Showing posts with label phallocratic philosophy. Show all posts
Showing posts with label phallocratic philosophy. Show all posts

29 Jan 2014

Sun-Fucked (Extract)

Image by Zena McKeown (2012)

Strangely it always becomes necessary to speak about the phallus when thinking about the sun: for what is a hard-on other than the body of man declaring: I am the Sun. As Bataille writes, the verb to be and the integral erection tied to it is ultimately nothing other than an articulation of amorous solar frenzy.

For an erection, like the sun, is something that rises and falls and scandalizes, being equally obscene, equally demanding; a quasi-miraculous phenomenon resulting from a complex interaction of factors, often triggered by some form of sexual stimulation, though this need not always be the case.

Indeed, often the happiest of erections are ones that arise spontaneously and in all innocence and, interestingly, Lawrence explicitly reverses the idea that love calls potency into being. On the contrary, he suggests, it is power that gives rise to love; power that comes to us from outside and enters us from behind and below, where we are sightless and do not understand. And so, to be sun-fucked is, also, to be sodomised and some of us might once more think of Bataille and his notion of the solar anus.

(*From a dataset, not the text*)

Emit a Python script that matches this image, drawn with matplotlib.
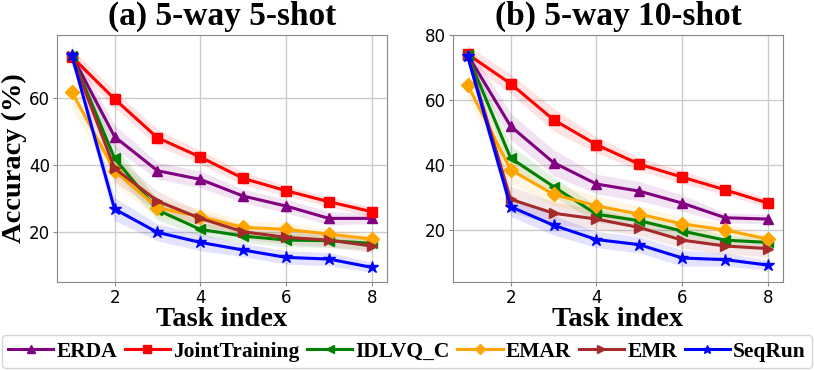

Of course, however we get it, most of us want life and the feeling of power; although, ironically, the latter comes via the expenditure and exercise of power and not from its possession. When one is powerful, like the sun, one gives oneself away and life only comes to us when we dare to live and squander resources. For life does not mean length of days: "Poor old Queen Victoria had length of days. But Emily Brontë had life. She died of it."

That's a fantastic thought, isn’t it? Life kills! And energy eventually escapes its entrapment within form and is liberated back into the solar flux. For that’s all life is; a temporary arrest of sunlight. And death? Death is nothing but a release of power and what Nietzsche describes as a festive return to the actual.

Those who live with the greatest intensity and imitate the sun often die young, burning out like tiny stars. Those who go on and on into old age either lack vitality, or they are monsters of stamina - like Picasso. As a rule, it is better to live fast and die young than live like one who has never known the power of the sun; nor the love of another in whom the sun can be glimpsed.


Note: Line quoted is from D. H. Lawrence, 'Blessed are the Powerful', in Reflections on the Death of a Porcupine and Other Essays, ed. Michael Herbert, (CUP, 1988), p. 322.